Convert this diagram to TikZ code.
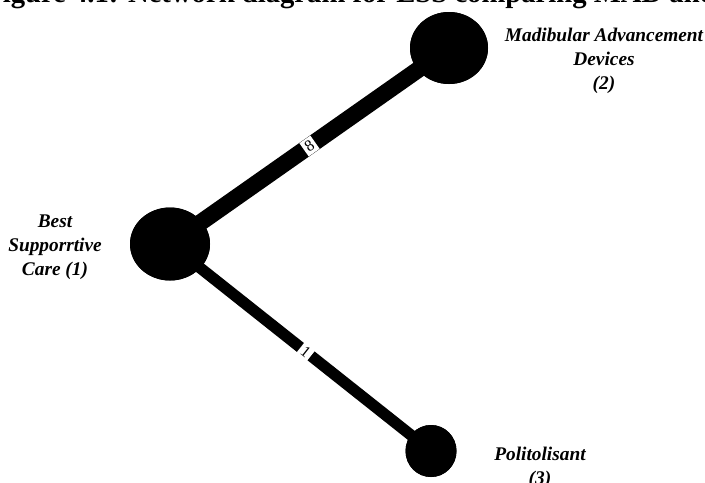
\documentclass[tikz,border=0pt]{standalone}
\usepackage{fontspec}
\setmainfont{Liberation Serif}
\usetikzlibrary{shapes.geometric}
\begin{document}
\begin{tikzpicture}[x=0.75pt,y=-0.75pt,
  netnode/.style={ellipse,fill=black,draw=none,inner sep=0pt},
  nodelabel/.style={align=center,font=\fontsize{14.5}{18}\selectfont\bfseries\itshape,inner sep=0pt},
  edgelabel/.style={fill=white,inner sep=2pt,font=\fontsize{12}{12}\selectfont,sloped},
  thickedge/.style={line width=12.5pt},
  thinedge/.style={line width=8.5pt}]
\useasboundingbox (0,0) rectangle (705,482);
\begin{scope}
\clip (0,0) rectangle (705,482);
\node[anchor=south west,inner sep=0pt,font=\fontsize{21.5}{24}\selectfont\bfseries] (title) at (-15,9) {Figure 4.1: Network diagram for ESS comparing MAD and pitolisant};
\node[netnode,minimum width=80*0.75pt,minimum height=73*0.75pt] (bsc) at (170,244) {};
\node[netnode,minimum width=78*0.75pt,minimum height=72*0.75pt] (mad) at (449,48) {};
\node[netnode,minimum width=51*0.75pt,minimum height=52*0.75pt] (pit) at (431,451) {};
\draw[thickedge] (bsc.center) -- node[edgelabel] (l8) {8} (mad.center);
\draw[thinedge] (bsc.center) -- node[edgelabel,pos=0.52] (l1) {1} (pit.center);
\node[netnode,minimum width=80*0.75pt,minimum height=73*0.75pt] (bsctop) at (bsc.center) {};
\node[netnode,minimum width=78*0.75pt,minimum height=72*0.75pt] (madtop) at (mad.center) {};
\node[netnode,minimum width=51*0.75pt,minimum height=52*0.75pt] (pittop) at (pit.center) {};
\node[nodelabel] (tmad) at (604,61) {Madibular Advancement\\Devices\\(2)};
\node[nodelabel] (tbsc) at (55,247) {Best\\Supporrtive\\Care (1)};
\node[nodelabel] (tpit) at (540,468) {Politolisant\\(3)};
\end{scope}
\end{tikzpicture}
\end{document}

--------

WORK REQUIRED — Reproduce the material word for word, minus the images.

WRITTEN SOLUTION —
Convert this diagram to TikZ code.
\documentclass[tikz,border=0pt]{standalone}
\usepackage{fontspec}
\setmainfont{Liberation Serif}
\usetikzlibrary{shapes.geometric}
\begin{document}
\begin{tikzpicture}[x=0.75pt,y=-0.75pt,
  netnode/.style={ellipse,fill=black,draw=none,inner sep=0pt},
  nodelabel/.style={align=center,font=\fontsize{14.5}{18}\selectfont\bfseries\itshape,inner sep=0pt},
  edgelabel/.style={fill=white,inner sep=2pt,font=\fontsize{12}{12}\selectfont,sloped},
  thickedge/.style={line width=12.5pt},
  thinedge/.style={line width=8.5pt}]
\useasboundingbox (0,0) rectangle (705,482);
\begin{scope}
\clip (0,0) rectangle (705,482);
\node[anchor=south west,inner sep=0pt,font=\fontsize{21.5}{24}\selectfont\bfseries] (title) at (-15,9) {Figure 4.1: Network diagram for ESS comparing MAD and pitolisant};
\node[netnode,minimum width=80*0.75pt,minimum height=73*0.75pt] (bsc) at (170,244) {};
\node[netnode,minimum width=78*0.75pt,minimum height=72*0.75pt] (mad) at (449,48) {};
\node[netnode,minimum width=51*0.75pt,minimum height=52*0.75pt] (pit) at (431,451) {};
\draw[thickedge] (bsc.center) -- node[edgelabel] (l8) {8} (mad.center);
\draw[thinedge] (bsc.center) -- node[edgelabel,pos=0.52] (l1) {1} (pit.center);
\node[netnode,minimum width=80*0.75pt,minimum height=73*0.75pt] (bsctop) at (bsc.center) {};
\node[netnode,minimum width=78*0.75pt,minimum height=72*0.75pt] (madtop) at (mad.center) {};
\node[netnode,minimum width=51*0.75pt,minimum height=52*0.75pt] (pittop) at (pit.center) {};
\node[nodelabel] (tmad) at (604,61) {Madibular Advancement\\Devices\\(2)};
\node[nodelabel] (tbsc) at (55,247) {Best\\Supporrtive\\Care (1)};
\node[nodelabel] (tpit) at (540,468) {Politolisant\\(3)};
\end{scope}
\end{tikzpicture}
\end{document}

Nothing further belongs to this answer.